Yesterday, the last day of the Tier II Moose Hunt, was sunny and cool, a perfect day for hunting. Michelle went into town to help a friend and attend yoga class, so Aly and I planned to hunt “the Moose Highway” up the ridge, to see if there were any young, foolish and love-sick bulls around, and/or maybe some mushrooms.
Before we left, I had a few things to take care of, and called Michelle to confer on a point. She told me that a couple of trees had fallen on the trail during the recent storm. One was small, and could probably be thrown off the trail, she said, but the other one had blocked a good portion of the trail at a narrow gap. She described it as being “as big as any we’ve moved off the trail.”

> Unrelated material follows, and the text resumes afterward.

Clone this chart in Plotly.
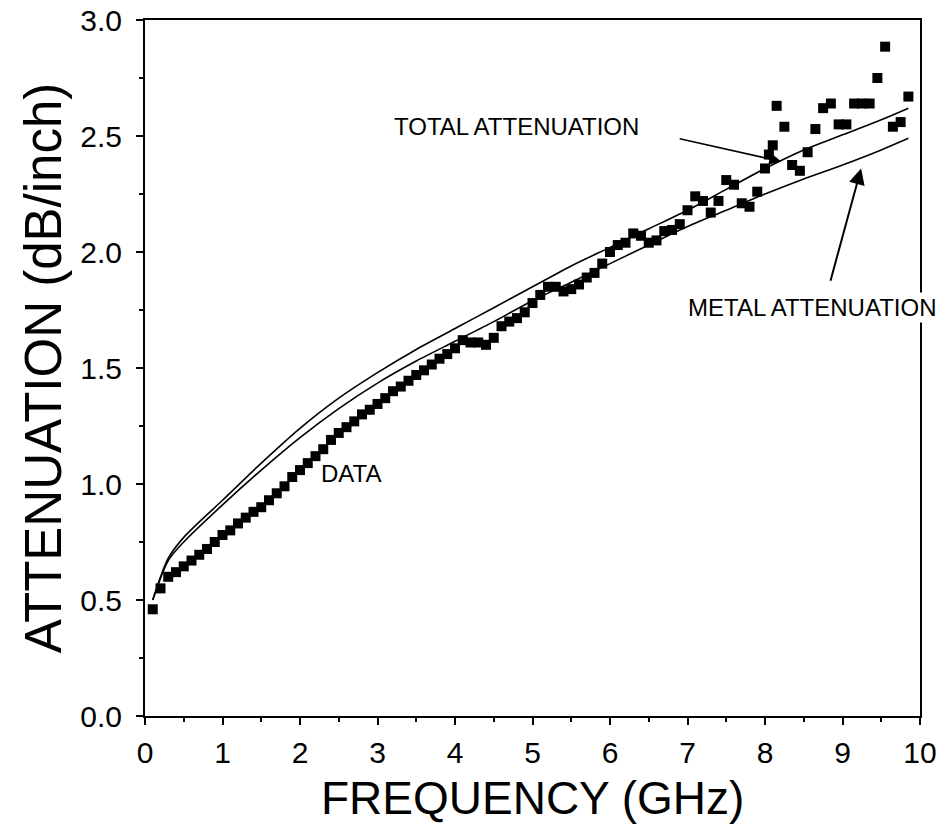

The issue became what to do about it, and when. I hate crawling over windfalls on the trail, and like to get things like that cleared away as soon as possible. On the other hand, if we waited a day, we could get our hunting in before the season ended. But then, what if we got a moose? We’d have as much as almost half a ton of meat to haul home . . . across the windfall! It’s things like this that can prevent a man from doing anything, if he’s not careful.
We packed up and hunted. When we got to the windfall, it turned out not to be so bad. As the one who bucked up those other trees by hand, I can assure you, it’s not that big. It’ll take some work, but it won’t be a major problem.
We hunted the ridge without finding so much as an edible mushroom. No matter. It was a good day, and even sitting absolutely still, staring at the forest and straining to hear the slightest sound, Aly and I were together. That, to me, is always a good time.
As you read this, the gear is stowed; the rifle has been cleaned and returned to the rack. The three of us are up the trail, attacking that windfall with axes and bow saws. By tonight the trail will be cleared, and we’ll have another stack of rounds curing for winters to come.